Zack and Paula Make a Love Story
"An Officer and a Gentleman" is another one of those scene movies, they stay in your memory not because of the storyline but because of at least one scene which is both powerful and memorable. That scene of course is the iconic one featuring Richard Gere in Naval whites marching in to a factory to Joe Cocker and Jennifer Warnes' "Up Where We Belong". Although in fitting with my perverse nature my favourite scene features Richard Gere and Louis Gossett Jr. fighting. But anyway whilst "An Officer and a Gentleman" is a movie which is popular more for a scene than anything else it is in fact quite a good movie, with more than just some soppy romantic storyline.
After being brought up by his Naval father Byron (Robert Loggia), Zack Mayo (Richard Gere - American Gigolo) decides to sign up for the Navy Aviation Officer Candidate School. But his cockiness and attitude doesn't fit in especially with Sgt. Emily Foley (Louis Gossett Jr. - The Deep) who takes relish in not only breaking his balls but all the new trainees.
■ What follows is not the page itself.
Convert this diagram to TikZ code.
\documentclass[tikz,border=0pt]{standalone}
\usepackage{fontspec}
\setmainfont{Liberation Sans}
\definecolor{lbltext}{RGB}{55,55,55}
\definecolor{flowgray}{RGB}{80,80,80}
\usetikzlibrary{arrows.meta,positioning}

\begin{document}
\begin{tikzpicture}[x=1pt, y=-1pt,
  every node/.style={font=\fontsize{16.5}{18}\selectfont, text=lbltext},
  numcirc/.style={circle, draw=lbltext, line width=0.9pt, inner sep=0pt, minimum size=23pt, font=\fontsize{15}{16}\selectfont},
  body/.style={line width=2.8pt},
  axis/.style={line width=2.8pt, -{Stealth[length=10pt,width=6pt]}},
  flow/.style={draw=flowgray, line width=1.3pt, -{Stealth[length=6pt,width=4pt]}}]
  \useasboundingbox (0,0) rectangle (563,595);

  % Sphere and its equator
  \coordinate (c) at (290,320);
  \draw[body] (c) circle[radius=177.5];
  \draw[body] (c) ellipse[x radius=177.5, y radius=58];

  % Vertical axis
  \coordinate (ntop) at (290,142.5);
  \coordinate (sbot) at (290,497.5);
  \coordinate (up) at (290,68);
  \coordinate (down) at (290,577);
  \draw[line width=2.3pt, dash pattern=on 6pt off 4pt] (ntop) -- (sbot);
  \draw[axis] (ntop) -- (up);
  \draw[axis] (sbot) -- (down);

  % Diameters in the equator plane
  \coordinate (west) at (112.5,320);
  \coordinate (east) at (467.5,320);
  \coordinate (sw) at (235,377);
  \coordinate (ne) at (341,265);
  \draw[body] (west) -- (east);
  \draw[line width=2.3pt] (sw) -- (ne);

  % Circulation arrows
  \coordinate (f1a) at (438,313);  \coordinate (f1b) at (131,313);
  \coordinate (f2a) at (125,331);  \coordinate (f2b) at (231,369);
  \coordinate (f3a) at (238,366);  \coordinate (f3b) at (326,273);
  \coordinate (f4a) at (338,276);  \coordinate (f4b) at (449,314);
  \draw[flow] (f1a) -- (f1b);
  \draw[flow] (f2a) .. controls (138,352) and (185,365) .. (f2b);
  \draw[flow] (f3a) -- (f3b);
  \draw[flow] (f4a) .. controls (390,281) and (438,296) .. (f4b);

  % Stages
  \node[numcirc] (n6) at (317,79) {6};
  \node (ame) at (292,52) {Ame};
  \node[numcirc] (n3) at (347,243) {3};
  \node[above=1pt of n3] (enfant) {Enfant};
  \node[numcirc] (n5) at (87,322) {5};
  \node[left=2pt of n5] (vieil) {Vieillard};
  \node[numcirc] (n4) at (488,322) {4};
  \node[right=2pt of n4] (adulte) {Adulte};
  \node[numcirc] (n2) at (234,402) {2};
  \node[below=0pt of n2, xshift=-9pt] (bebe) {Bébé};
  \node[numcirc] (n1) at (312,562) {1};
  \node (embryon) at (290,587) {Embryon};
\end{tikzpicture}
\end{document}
Whilst at Candidate School Zack and fellow trainee Sid (David Keith) meet local girls Paula (Debra Winger - Rachel Getting Married) and Lynette (Lisa Blount) but as their time at Candidate School is short any chances of a long term relationship is going to be hard.
It has to be said that whilst as a whole "An Officer and a Gentleman" is a good movie the storyline borders on the cliche. The whole story of Zack Mayo trying to prove himself by getting through Naval training whilst Sgt. Emil Foley takes joy in breaking his balls is nothing new as pretty much any movie which features some form of military training will feature the same thing. But strangely whilst Louis Gossett Jr. barking orders at Richard Gere is seriously cliche it's also enjoyable as we watch Gere's Mayo being pushed through a physical and mental ringer. And being cliche it's quite obvious where the storyline will end, as bad egg Mayo discovers who he really is and what means the most to him as he grows up during training.
What is nice are the subplots which revolve around his friends who are also training. The storyline surrounding his best friend Sid Worley and a local girl is a nice touch with a deeper significance as is the sub plot surrounding trainee Casey Seeger and her struggle to complete the assault course. It's these subplots which help stop the whole military training aspect of "An Officer and a Gentleman" becoming too cliche, although it does get corny with some terrible dialogue which is only beaten by "Top Gun" a few years later.
But of course most people think of "An Officer and a Gentleman" and they think about the love story between Zack Mayo and Paula Pokrifki and in particular that iconic scene featuring Richard Gere in naval whites. Now to be frank, whilst the whole romantic storyline is nicely written with the whole issue of Zack clearing off when he finishes training, it never really fills you with a gooey feeling until that iconic scene which is made all the more powerful thanks to "Up Where we Belong" being played over the top of it. It means that for the rest of the movie the whole love story seems almost ordinary. Even the sex scenes and the moments of nudity, and there are a few, add little to make it anymore sensual or erotic.
What this means is from a storyline perspective "An Officer and a Gentleman" is well written but not spectacular. It is the well crafted scenes which burn themselves into our memories and whilst most will remember the scenes with Richard Gere in naval whites, for me the scene where Richard Gere and Louis Gossett Jr. face off which is much better. It is raw and honest in the way they fight with the crippling punch or boot being a dirty one. But there are others and there are the sex scenes and of course the training sequences such as the assault course and crash simulator which are all quite good and memorable.
All of this means that "An Officer and a Gentleman" would be an average movie made better by memorable scenes but the casting actually takes it to the next level and in particular the casting of Richard Gere, Debra Winger and Louis Gossett Jr. Gere and Gossett maybe playing cliche characters in Zack Mayo the waster and Sgt. Emil Foley the tough training officer but it works and the on going battle between them makes all the cliche aspect more entertaining. And as for Debra Winger as Paula Pokrifki, well she emits loveliness in every scene but also an element of vulnerability as her relationship with Mayo edges towards the expected difficulties.
But in a strange way the nicest performance comes from David Keith as Sid Worley because the subplot surrounding him and Lynette lends itself to a more subtle, dramatic performance. Yet Keith's brilliance at delivering rapid dialogue shines through making those scenes which feature him quite special. What is a shame is that Robert Loggia, a fine actor who often gets over looked didn't get more scenes, only appearing early on as Mayo's drink loving father.
What this all boils down to is that "An Officer and a Gentleman" is a good movie in fact it is better than good despite firmly residing in the realms of cliche. It doesn't have pretensions of being anything more than a dramatic love story but some of the drama is particularly good. But that doesn't disguise the fact that "An Officer and a Gentleman" is a movie made memorable thanks to that scene with Richard Gere in Naval whites.